THE rift between India’s foreign policy and national security establishments widened a crack this week, egged on by an eager media.

India’s Ministry of External Affairs has always had an uneasy relationship with successive National Security Advisors (NSAs). The battles rage over turf, access to the prime minister’s ear and influence over policy. Typically for India, complex issues of service, rank and loyalty to the reigning party gods figure in the background. 

The irritations between the incumbent NSA and the foreign policy establishment surfaced on Monday in the form of what appeared to be contradictory statements in a dossier of evidence into the Mumbai terror attack that New Delhi has handed Islamabad.

In a television interview aired on Sunday, NSA MK Narayanan appeared to suggest that the Pakistan, after initially pooh-poohing links between the Mumbai attack and those based on its own soil, seems to be having a good look at the material handed over by New Delhi.

“They certainly appear to be taking things seriously and at least they are proceeding in a manner that one would expect an investigative agency to proceed,” he had told the CNN-IBN news channel. “Pakistan has asked a number of questions, to which answers are being provided.”

Mr Narayanan went on to slam the Pakistani establishment, insisting he was certain that state elements must have had a hand in the attacks. Even so, India’s alert media was quick to sense a rift in the establishment. 

That is because Foreign Minister Pranab Mukherjee, who is standing in for the recuperating Prime Minister Manmohan Singh in most government matters, has been consistently targeting Pakistan for dragging its feet in the inquiry. They say it is evading a full and proper investigation even after the lone gunman taken alive proved to be a Pakistani national.

Other arms of government also have been targeting Pakistan, including Home Minister P. Chidambaram and Defence Minister AK Antony. 

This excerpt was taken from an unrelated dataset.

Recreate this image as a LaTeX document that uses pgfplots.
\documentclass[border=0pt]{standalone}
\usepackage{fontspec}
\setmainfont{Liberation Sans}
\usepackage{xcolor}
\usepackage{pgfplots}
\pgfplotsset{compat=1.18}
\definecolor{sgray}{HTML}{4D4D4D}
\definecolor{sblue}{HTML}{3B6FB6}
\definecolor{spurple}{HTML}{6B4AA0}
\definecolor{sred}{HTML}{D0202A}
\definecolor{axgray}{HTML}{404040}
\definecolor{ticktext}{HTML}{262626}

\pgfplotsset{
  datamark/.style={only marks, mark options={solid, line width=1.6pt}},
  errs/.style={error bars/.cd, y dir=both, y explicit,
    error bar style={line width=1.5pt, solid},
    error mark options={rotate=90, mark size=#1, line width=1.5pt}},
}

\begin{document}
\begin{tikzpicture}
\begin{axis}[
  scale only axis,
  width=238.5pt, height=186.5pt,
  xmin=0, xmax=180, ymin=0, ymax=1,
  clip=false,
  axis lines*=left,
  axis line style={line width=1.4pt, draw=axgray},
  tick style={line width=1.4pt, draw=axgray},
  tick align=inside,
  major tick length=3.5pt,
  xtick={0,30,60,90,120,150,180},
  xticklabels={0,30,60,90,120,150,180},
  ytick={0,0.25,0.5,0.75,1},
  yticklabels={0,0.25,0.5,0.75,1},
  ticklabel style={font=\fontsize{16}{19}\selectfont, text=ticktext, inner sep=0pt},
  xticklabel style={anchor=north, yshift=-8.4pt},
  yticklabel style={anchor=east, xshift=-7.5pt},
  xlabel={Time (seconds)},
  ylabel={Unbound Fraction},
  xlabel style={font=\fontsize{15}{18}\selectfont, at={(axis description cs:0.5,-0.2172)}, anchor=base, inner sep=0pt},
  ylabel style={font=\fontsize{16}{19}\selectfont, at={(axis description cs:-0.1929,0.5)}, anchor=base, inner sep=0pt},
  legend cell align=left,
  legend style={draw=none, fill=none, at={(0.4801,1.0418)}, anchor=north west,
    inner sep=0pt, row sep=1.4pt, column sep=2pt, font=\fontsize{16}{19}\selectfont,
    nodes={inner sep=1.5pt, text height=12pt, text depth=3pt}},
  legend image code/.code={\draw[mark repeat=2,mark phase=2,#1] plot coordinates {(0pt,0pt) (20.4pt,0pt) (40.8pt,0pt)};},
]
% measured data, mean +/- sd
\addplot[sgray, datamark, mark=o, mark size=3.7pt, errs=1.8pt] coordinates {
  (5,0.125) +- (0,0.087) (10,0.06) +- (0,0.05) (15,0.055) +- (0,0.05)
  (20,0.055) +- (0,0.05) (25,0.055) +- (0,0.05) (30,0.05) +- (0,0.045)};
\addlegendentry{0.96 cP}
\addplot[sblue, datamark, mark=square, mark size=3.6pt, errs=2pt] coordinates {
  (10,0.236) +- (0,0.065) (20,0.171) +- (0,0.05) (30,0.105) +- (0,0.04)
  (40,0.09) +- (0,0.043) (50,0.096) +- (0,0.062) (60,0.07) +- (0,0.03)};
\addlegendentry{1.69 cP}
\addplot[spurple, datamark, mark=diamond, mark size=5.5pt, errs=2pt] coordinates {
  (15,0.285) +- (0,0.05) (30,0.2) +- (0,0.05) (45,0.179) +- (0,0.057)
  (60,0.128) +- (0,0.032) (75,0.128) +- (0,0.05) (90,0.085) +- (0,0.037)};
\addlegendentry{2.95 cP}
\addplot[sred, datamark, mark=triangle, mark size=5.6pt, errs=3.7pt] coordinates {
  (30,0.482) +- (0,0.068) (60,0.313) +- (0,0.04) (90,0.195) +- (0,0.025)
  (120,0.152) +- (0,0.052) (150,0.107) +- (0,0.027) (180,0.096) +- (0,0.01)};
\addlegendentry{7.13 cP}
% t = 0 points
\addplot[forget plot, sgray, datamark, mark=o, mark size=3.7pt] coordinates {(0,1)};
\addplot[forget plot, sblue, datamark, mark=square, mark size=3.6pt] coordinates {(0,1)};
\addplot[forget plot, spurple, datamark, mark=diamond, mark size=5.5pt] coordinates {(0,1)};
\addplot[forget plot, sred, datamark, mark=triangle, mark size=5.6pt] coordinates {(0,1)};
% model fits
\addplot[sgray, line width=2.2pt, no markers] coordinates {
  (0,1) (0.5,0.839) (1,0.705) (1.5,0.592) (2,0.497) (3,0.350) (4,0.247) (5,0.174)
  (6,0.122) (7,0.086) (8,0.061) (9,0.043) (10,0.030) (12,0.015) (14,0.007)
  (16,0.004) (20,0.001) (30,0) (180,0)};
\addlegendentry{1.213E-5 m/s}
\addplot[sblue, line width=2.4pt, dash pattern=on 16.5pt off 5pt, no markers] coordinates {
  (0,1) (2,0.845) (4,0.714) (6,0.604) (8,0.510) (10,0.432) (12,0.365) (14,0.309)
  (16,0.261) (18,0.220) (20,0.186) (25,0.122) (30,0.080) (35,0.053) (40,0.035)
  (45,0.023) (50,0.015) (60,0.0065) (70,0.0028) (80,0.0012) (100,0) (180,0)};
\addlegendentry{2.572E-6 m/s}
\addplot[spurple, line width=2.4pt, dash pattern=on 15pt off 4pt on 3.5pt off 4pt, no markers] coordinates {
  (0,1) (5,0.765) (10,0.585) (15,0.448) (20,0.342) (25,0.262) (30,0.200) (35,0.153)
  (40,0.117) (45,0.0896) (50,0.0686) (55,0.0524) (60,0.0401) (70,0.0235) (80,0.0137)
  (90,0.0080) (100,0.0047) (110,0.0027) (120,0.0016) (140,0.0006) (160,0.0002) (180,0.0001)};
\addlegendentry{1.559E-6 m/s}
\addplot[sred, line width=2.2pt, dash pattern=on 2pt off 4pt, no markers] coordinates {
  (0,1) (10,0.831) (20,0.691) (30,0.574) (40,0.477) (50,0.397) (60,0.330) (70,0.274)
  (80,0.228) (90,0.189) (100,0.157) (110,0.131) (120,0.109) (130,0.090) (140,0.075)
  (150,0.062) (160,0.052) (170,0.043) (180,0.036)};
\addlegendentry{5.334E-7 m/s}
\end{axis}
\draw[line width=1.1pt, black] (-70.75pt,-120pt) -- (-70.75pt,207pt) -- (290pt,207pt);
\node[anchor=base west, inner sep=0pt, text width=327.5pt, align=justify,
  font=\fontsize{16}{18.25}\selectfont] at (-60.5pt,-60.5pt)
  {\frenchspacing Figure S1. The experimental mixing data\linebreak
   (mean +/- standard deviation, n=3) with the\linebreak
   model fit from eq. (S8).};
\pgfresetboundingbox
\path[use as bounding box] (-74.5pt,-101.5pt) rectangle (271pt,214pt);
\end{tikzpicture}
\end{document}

As recently as Tuesday, Mr Antony described Pakistan as the “epicentre of terrorism” – a phrase commonly heard from Indian leaders these days.

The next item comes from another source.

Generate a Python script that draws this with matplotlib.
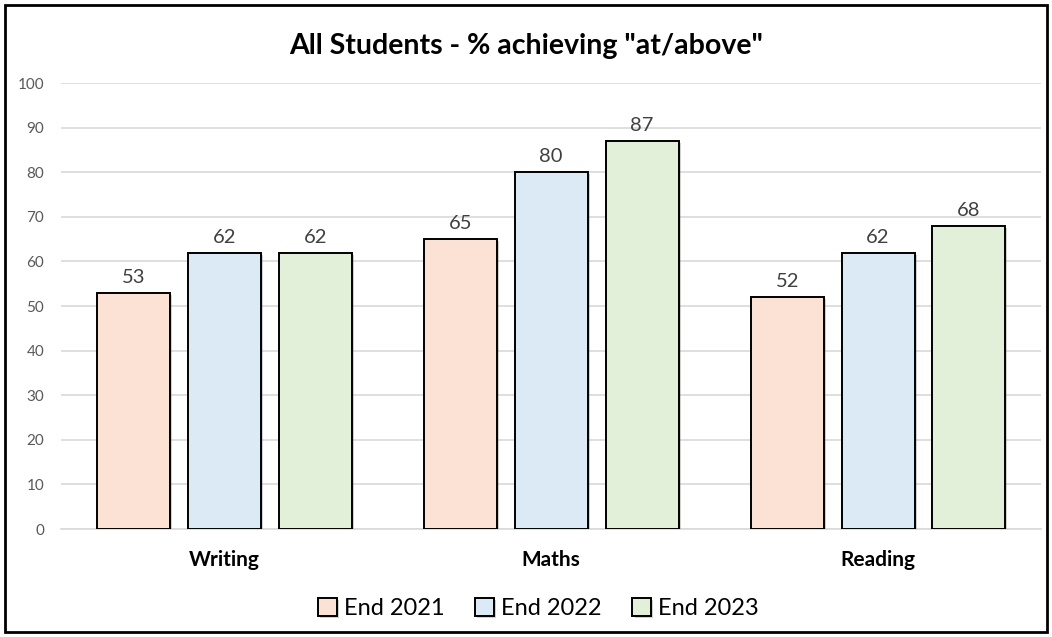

After Mr Narayanan’s comments hit the news, Mr Mukherjee was put in a spot. When reporters confronted him, he stood his ground.

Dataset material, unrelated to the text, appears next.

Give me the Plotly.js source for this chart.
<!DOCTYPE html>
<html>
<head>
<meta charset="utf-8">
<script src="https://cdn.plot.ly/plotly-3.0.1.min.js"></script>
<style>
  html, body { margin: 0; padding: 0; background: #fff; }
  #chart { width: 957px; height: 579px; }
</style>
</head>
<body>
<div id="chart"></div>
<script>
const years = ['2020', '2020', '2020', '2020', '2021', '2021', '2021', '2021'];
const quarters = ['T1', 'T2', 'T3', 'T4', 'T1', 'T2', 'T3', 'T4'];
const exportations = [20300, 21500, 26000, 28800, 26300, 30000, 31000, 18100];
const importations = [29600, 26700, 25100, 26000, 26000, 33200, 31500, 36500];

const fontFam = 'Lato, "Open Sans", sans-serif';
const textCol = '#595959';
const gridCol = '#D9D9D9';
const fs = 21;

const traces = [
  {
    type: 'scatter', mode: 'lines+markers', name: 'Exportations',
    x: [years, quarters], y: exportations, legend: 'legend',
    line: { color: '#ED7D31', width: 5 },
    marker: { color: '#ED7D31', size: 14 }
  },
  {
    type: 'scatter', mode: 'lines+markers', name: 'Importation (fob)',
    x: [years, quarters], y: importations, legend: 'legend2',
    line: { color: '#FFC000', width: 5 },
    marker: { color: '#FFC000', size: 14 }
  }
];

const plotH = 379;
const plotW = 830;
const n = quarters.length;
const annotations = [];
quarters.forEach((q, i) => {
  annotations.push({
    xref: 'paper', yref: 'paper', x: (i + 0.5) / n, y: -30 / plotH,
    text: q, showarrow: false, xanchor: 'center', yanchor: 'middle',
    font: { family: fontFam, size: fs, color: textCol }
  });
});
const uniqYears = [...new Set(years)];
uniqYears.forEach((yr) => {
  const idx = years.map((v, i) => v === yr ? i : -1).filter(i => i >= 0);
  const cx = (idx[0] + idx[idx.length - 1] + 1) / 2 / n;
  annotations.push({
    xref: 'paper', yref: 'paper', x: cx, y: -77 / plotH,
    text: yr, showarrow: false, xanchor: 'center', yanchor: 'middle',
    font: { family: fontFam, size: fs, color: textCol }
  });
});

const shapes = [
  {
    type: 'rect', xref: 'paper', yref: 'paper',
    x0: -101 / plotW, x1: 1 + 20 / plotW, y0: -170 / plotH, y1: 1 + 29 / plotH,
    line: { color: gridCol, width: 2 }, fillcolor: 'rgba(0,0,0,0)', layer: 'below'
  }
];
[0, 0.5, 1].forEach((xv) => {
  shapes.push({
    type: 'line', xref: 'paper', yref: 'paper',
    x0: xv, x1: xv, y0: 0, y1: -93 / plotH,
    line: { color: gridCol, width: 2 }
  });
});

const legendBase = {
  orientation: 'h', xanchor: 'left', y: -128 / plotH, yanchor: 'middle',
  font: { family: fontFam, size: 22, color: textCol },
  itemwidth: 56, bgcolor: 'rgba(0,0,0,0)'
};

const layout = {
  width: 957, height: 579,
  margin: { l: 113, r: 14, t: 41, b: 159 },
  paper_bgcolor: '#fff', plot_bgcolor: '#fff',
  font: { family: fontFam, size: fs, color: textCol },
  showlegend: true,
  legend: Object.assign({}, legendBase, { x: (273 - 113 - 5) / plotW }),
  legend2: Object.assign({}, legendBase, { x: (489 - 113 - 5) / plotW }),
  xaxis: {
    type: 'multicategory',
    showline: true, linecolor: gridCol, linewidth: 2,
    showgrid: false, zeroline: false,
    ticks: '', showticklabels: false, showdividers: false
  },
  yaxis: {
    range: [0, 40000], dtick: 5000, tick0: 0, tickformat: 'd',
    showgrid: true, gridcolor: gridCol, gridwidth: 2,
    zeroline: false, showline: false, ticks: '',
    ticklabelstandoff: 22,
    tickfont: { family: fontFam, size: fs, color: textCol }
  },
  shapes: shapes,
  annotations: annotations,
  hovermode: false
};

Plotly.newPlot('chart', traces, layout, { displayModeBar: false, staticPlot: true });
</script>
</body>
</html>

“Whatever he said was in his own way. We have not received any official response from Pakistan on any progress made by them in their investigations after we sent the dossier to them,” Mr Mukherjee said.

Behind the irritations is a complex web of relationships in the ruling Congress party and government.

The post of NSA is a relatively new phenomenon in India, invented by the government of former prime minister Atal Bihari Vajpayee. Copied from Washington DC, it is a sign of the rising influence of America on Indian affairs.

Mr Vajpayee picked his Principal Secretary Brajesh Mishra to be his NSA. Cool and formidable, the stiff-necked Mr Mishra virtually ran the government, often rubbing up against Home Minister LK Advani, the powerful No. 2 in Cabinet. On foreign policy, he often ruffled the Ministry of External Affairs but, as a former foreign service officer himself, every bureaucrat there was junior to him and therefore, intimidated.

When Dr Singh succeeded Mr Vajpayee, his initial choice for NSA also was a retired diplomat, Jyoti Dixit. But Mr Dixit died suddenly and Mr Narayanan, then in charge of internal security, was pitchforked into the job.

Mr Narayanan raises hackles in government for a variety of reasons. 

For one thing, he is a policeman - a long-serving intelligence chief to three prime ministers. In the bureaucratic hierarchy deeply dominated by the Indian Administrative Service, the police come third in preference after the Indian Foreign Service.

Second, his loyalty to his political masters is unquestioned. In this case, it is Mrs Sonia Gandhi followed by PM Singh. 

Heavyweight political leaders like Mr Mukherjee may have reason to fear that Mr Narayanan, to whom the various intelligence chiefs report, may be keeping a weather eye on him. 

It is no secret that much as the Gandhi family finds Mr Mukherjee useful in government and in Congress party affairs, they are uneasy about his clout and fear his ambitions.